There is a constant temptation to avoid posting patches before they are completely “ready.” For simple patches, that is not a problem. If the work being done is complex, though, there is a lot to be gained by getting feedback from the community before the work is complete. So you should consider posting in-progress work, or even making a git tree available so that interested developers can catch up with your work at any time.

When posting code which is not yet considered ready for inclusion, it is a good idea to say so in the posting itself. Also mention any major work which remains to be done and any known problems. Fewer people will look at patches which are known to be half-baked, but those who do will come in with the idea that they can help you drive the work in the right direction.


There are a number of things which should be done before you consider sending patches to the development community. These include:

  • Test the code to the extent that you can. Make use of the kernel’s debugging tools, ensure that the kernel will build with all reasonable combinations of configuration options, use cross-compilers to build for different architectures, etc.
  • Make sure your code is compliant with the kernel coding style guidelines.
  • Does your change have performance implications? If so, you should run benchmarks showing what the impact (or benefit) of your change is; a summary of the results should be included with the patch.
  • Be sure that you have the right to post the code. If this work was done for an employer, the employer likely has a right to the work and must be agreeable with its release under the GPL.

As a general rule, putting in some extra thought before posting code almost always pays back the effort in short order.
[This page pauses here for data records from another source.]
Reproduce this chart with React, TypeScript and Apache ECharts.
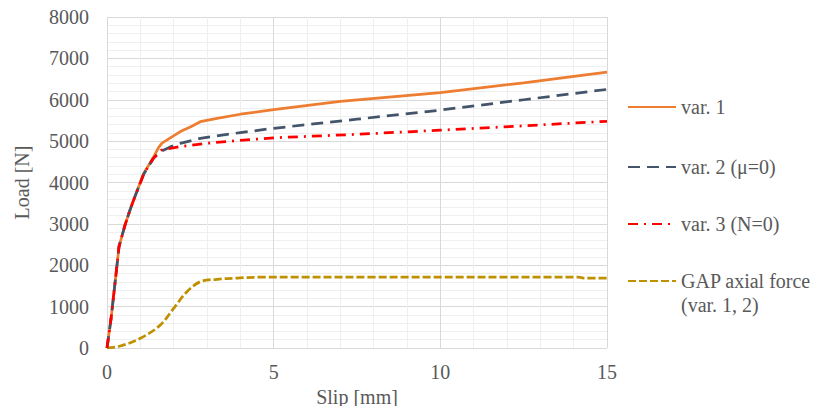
import React, { useEffect, useRef } from "react";
import * as echarts from "echarts";

const var1Slip = [0, 0.12, 0.3, 0.36, 0.54, 0.69, 0.8, 1.1, 1.4, 1.55, 1.65, 1.9, 2.2, 2.5, 2.8, 3.3, 4, 5, 7, 10, 12.5, 15];
const var1Load = [0, 700, 2000, 2450, 2970, 3335, 3580, 4220, 4620, 4850, 4950, 5080, 5230, 5340, 5470, 5550, 5650, 5760, 5960, 6170, 6410, 6670];

const var2Slip = [0, 0.12, 0.3, 0.36, 0.54, 0.69, 0.8, 1.1, 1.4, 1.6, 1.9, 2.2, 2.8, 3.4, 4, 5, 7.5, 10, 12.5, 15];
const var2Load = [0, 700, 2000, 2450, 2970, 3335, 3580, 4200, 4590, 4745, 4860, 4947, 5067, 5140, 5205, 5310, 5530, 5750, 6000, 6250];

const var3Slip = [0, 0.12, 0.3, 0.36, 0.54, 0.69, 0.8, 1.1, 1.39, 1.64, 2.19, 2.99, 3.89, 5, 7.5, 10, 12.5, 15];
const var3Load = [0, 700, 2000, 2450, 2970, 3335, 3580, 4200, 4584, 4785, 4866, 4947, 5011, 5080, 5165, 5265, 5370, 5480];

const gapSlip = [0, 0.4, 1.0, 1.6, 2.0, 2.4, 2.8, 3.3, 3.9, 4.5, 8, 14.15, 14.3, 15];
const gapLoad = [0, 48, 234, 556, 959, 1361, 1603, 1660, 1690, 1710, 1710, 1710, 1690, 1690];

const seriesNames = ["var. 1", "var. 2 (μ=0)", "var. 3 (N=0)", "GAP axial force\n(var. 1, 2)"];
const xTicks = { min: 0, max: 15, interval: 5 };
const yTicks = { min: 0, max: 8000, interval: 1000 };

const zip = (xs: number[], ys: number[]) => xs.map((x, i) => [x, ys[i]]);

const FONT = "Liberation Serif";
const TEXT = "#595959";

export default function App() {
  const ref = useRef<HTMLDivElement>(null);
  useEffect(() => {
    if (!ref.current) return;
    const chart = echarts.init(ref.current, undefined, { renderer: "svg" });
    const legendCommon = {
      orient: "vertical" as const,
      left: 627,
      itemWidth: 48,
      itemHeight: 14,
      itemGap: 0,
      padding: 0,
      selectedMode: false,
      itemStyle: { opacity: 0 },
      textStyle: { color: TEXT, fontFamily: FONT, fontSize: 20, lineHeight: 24 },
    };
    const axisText = { color: TEXT, fontSize: 20, fontFamily: FONT, fontWeight: "normal" as const };
    chart.setOption({
      animation: false,
      textStyle: { fontFamily: FONT },
      grid: { left: 107, right: 206, top: 17, bottom: 58, containLabel: false, outerBoundsMode: "none" },
      legend: [
        { ...legendCommon, top: 95, data: [seriesNames[0]] },
        { ...legendCommon, top: 155, data: [seriesNames[1]] },
        { ...legendCommon, top: 212, data: [seriesNames[2]] },
        {
          ...legendCommon,
          top: 245,
          data: [seriesNames[3]],
          formatter: (n: string) => "\n" + n,
        },
      ],
      xAxis: {
        type: "value",
        min: xTicks.min,
        max: xTicks.max,
        interval: xTicks.interval,
        name: "Slip [mm]",
        nameLocation: "middle",
        nameGap: 19,
        nameTextStyle: { ...axisText },
        axisLine: { show: false },
        axisTick: { show: false },
        axisLabel: { ...axisText, margin: 14, formatter: (v: number) => String(v) },
        splitLine: { show: true, lineStyle: { color: "#D9D9D9", width: 1 } },
        minorTick: { show: false, splitNumber: 5 },
        minorSplitLine: { show: true, lineStyle: { color: "#EFEFEF", width: 1 } },
      },
      yAxis: {
        type: "value",
        min: yTicks.min,
        max: yTicks.max,
        interval: yTicks.interval,
        name: "Load [N]",
        nameLocation: "middle",
        nameGap: 75,
        nameTextStyle: { ...axisText },
        axisLine: { show: false },
        axisTick: { show: false },
        axisLabel: { ...axisText, margin: 18, formatter: (v: number) => String(v) },
        splitLine: { show: true, lineStyle: { color: "#D9D9D9", width: 1 } },
        minorTick: { show: false, splitNumber: 5 },
        minorSplitLine: { show: true, lineStyle: { color: "#EFEFEF", width: 1 } },
      },
      series: [
        {
          name: seriesNames[3],
          type: "line",
          data: zip(gapSlip, gapLoad),
          showSymbol: false,
          symbol: "none",
          smooth: 0.35,
          lineStyle: { color: "#BF9000", width: 2.75, type: [8, 3] },
          itemStyle: { color: "#BF9000" },
          z: 2,
        },
        {
          name: seriesNames[0],
          type: "line",
          data: zip(var1Slip, var1Load),
          showSymbol: false,
          symbol: "none",
          lineStyle: { color: "#ED7D31", width: 2.75 },
          itemStyle: { color: "#ED7D31" },
          z: 3,
        },
        {
          name: seriesNames[1],
          type: "line",
          data: zip(var2Slip, var2Load),
          showSymbol: false,
          symbol: "none",
          lineStyle: { color: "#44546A", width: 2.75, type: [12, 7] },
          itemStyle: { color: "#44546A" },
          z: 4,
        },
        {
          name: seriesNames[2],
          type: "line",
          data: zip(var3Slip, var3Load),
          showSymbol: false,
          symbol: "none",
          lineStyle: { color: "#FF0000", width: 2.75, type: [10, 6, 2, 6] },
          itemStyle: { color: "#FF0000" },
          z: 5,
        },
      ],
    });
    return () => chart.dispose();
  }, []);
  return <div ref={ref} style={{ width: 813, height: 406, position: "absolute", left: 0, top: 0 }} />;
}
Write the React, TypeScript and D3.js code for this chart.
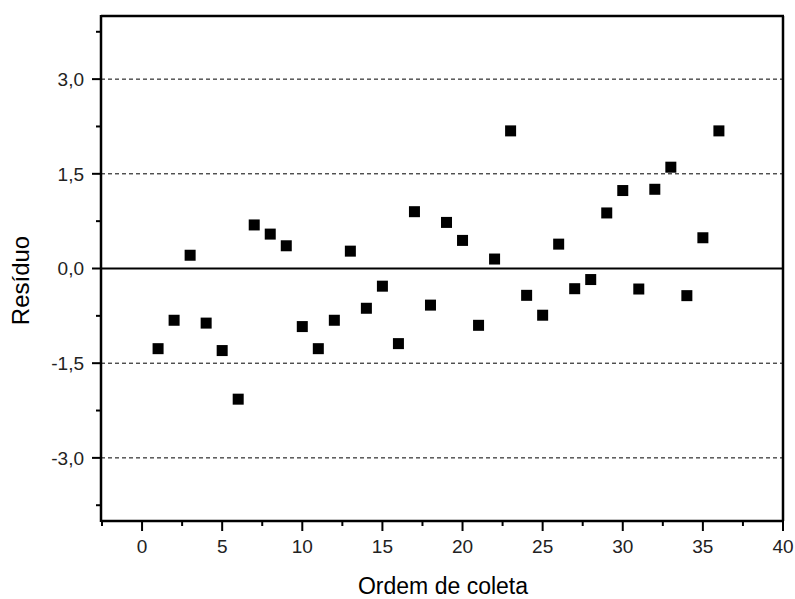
import React from "react";
import * as d3 from "d3";

// ordem de coleta x resíduo
const ordem = [
  1, 2, 3, 4, 5, 6, 7, 8, 9, 10, 11, 12, 13, 14, 15, 16, 17, 18,
  19, 20, 21, 22, 23, 24, 25, 26, 27, 28, 29, 30, 31, 32, 33, 34, 35, 36,
];
const residuo = [
  -1.27, -0.82, 0.21, -0.865, -1.3, -2.07, 0.69, 0.545, 0.36, -0.92, -1.27, -0.82,
  0.275, -0.63, -0.28, -1.19, 0.9, -0.58, 0.73, 0.445, -0.9, 0.15, 2.18, -0.425,
  -0.74, 0.386, -0.32, -0.175, 0.88, 1.235, -0.325, 1.255, 1.605, -0.43, 0.487, 2.18,
];
const xTicks = [0, 5, 10, 15, 20, 25, 30, 35, 40];
const xMinor = [-2.5, 2.5, 7.5, 12.5, 17.5, 22.5, 27.5, 32.5, 37.5];
const yTicks = [-3, -1.5, 0, 1.5, 3];
const yMinor = [-3.75, -2.25, -0.75, 0.75, 2.25, 3.75];
const yLabels = ["-3,0", "-1,5", "0,0", "1,5", "3,0"];

const W = 795;
const H = 599;
const m = { left: 101, right: 783, top: 16, bottom: 521 };
const font = "'Liberation Sans', Arial, sans-serif";

export default function App() {
  const x = d3.scaleLinear().domain([-2.5, 40]).range([m.left + 1, m.right]);
  const y = d3.scaleLinear().domain([-4, 4]).range([m.bottom, m.top]);
  const sq = 11;

  return (
    <svg
      width={W}
      height={H}
      style={{ position: "absolute", left: 0, top: 0, background: "#fff" }}
    >
      {/* linhas tracejadas */}
      {yTicks
        .filter((t) => t !== 0)
        .map((t) => (
          <line
            key={"g" + t}
            x1={m.left}
            x2={m.right}
            y1={y(t)}
            y2={y(t)}
            stroke="#000"
            strokeWidth={1}
            strokeDasharray="4,3"
          />
        ))}
      <line x1={m.left} x2={m.right} y1={y(0)} y2={y(0)} stroke="#000" strokeWidth={2} />

      {ordem.map((o, i) => (
        <rect
          key={o}
          x={x(o) - sq / 2}
          y={y(residuo[i]) - sq / 2}
          width={sq}
          height={sq}
          fill="#000"
        />
      ))}

      {/* moldura */}
      <line x1={m.left} x2={m.right + 1} y1={m.top} y2={m.top} stroke="#000" strokeWidth={2.5} />
      <line x1={m.right} x2={m.right} y1={m.top} y2={m.bottom} stroke="#000" strokeWidth={2.5} />
      <line x1={m.left} x2={m.left} y1={m.top - 1} y2={m.bottom + 1} stroke="#000" strokeWidth={2.5} />
      <line x1={m.left} x2={m.right + 1} y1={m.bottom} y2={m.bottom} stroke="#000" strokeWidth={2.5} />

      {/* eixo x */}
      {xTicks.map((t) => (
        <g key={"x" + t}>
          <line x1={x(t)} x2={x(t)} y1={m.bottom} y2={m.bottom + 10} stroke="#000" strokeWidth={2} />
          <text
            x={x(t)}
            y={553}
            textAnchor="middle"
            fontFamily={font}
            fontSize={19}
            fill="#222"
          >
            {t}
          </text>
        </g>
      ))}
      {xMinor.map((t) => (
        <line key={"xm" + t} x1={x(t)} x2={x(t)} y1={m.bottom} y2={m.bottom + 5} stroke="#000" strokeWidth={2} />
      ))}

      {/* eixo y */}
      {yTicks.map((t, i) => (
        <g key={"y" + t}>
          <line x1={m.left - 9} x2={m.left} y1={y(t)} y2={y(t)} stroke="#000" strokeWidth={2} />
          <text
            x={84}
            y={y(t)}
            dy="0.36em"
            textAnchor="end"
            fontFamily={font}
            fontSize={19}
            fill="#222"
          >
            {yLabels[i]}
          </text>
        </g>
      ))}
      {yMinor.map((t) => (
        <line key={"ym" + t} x1={m.left - 5} x2={m.left} y1={y(t)} y2={y(t)} stroke="#000" strokeWidth={2} />
      ))}

      <text
        x={(m.left + m.right) / 2 + 1}
        y={594}
        textAnchor="middle"
        fontFamily={font}
        fontSize={23}
        fill="#000"
      >
        Ordem de coleta
      </text>
      <text
        transform={`translate(29, ${(m.top + m.bottom) / 2 + 12}) rotate(-90)`}
        textAnchor="middle"
        fontFamily={font}
        fontSize={24}
        fill="#000"
      >
        Resíduo
      </text>
    </svg>
  );
}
The preparation of patches for posting can be a surprising amount of work, but, once again, attempting to save time here is not generally advisable even in the short term.

Patches must be prepared against a specific version of the kernel. As a general rule, a patch should be based on the current mainline as found in Linus’s git tree. It may become necessary to make versions against -mm, linux-next, or a subsystem tree, though, to facilitate wider testing and review. Depending on the area of your patch and what is going on elsewhere, basing a patch against these other trees can require a significant amount of work resolving conflicts and dealing with API changes.

Only the most simple changes should be formatted as a single patch; everything else should be made as a logical series of changes. Splitting up patches is a bit of an art; some developers spend a long time figuring out how to do it in the way that the community expects. There are a few rules of thumb, however, which can help considerably:

  • The patch series you post will almost certainly not be the series of changes found in your working revision control system. Instead, the changes you have made need to be considered in their final form, then split apart in ways which make sense. The developers are interested in discrete, self-contained changes, not the path you took to get to those changes.
  • Each logically independent change should be formatted as a separate patch. These changes can be small (“add a field to this structure”) or large (adding a significant new driver, for example), but they should be conceptually small and amenable to a one-line description. Each patch should make a specific change which can be reviewed on its own and verified to do what it says it does.
  • As a way of restating the guideline above: do not mix different types of changes in the same patch. If a single patch fixes a critical security bug, rearranges a few structures, and reformats the code, there is a good chance that it will be passed over and the important fix will be lost.
  • Each patch should yield a kernel which builds and runs properly; if your patch series is interrupted in the middle, the result should still be a working kernel. Partial application of a patch series is a common scenario when the “git bisect” tool is used to find regressions; if the result is a broken kernel, you will make life harder for developers and users who are engaging in the noble work of tracking down problems.
  • Do not overdo it, though. One developer recently posted a set of edits to a single file as 500 separate patches–an act which did not make him the most popular person on the kernel mailing list. A single patch can be reasonably large as long as it still contains a single *logical* change.
  • It can be tempting to add a whole new infrastructure with a series of patches, but to leave that infrastructure unused until the final patch in the series enables the whole thing. This temptation should be avoided if possible; if that series adds regressions, bisection will finger the last patch as the one which caused the problem, even though the real bug is elsewhere. Whenever possible, a patch which adds new code should make that code active immediately.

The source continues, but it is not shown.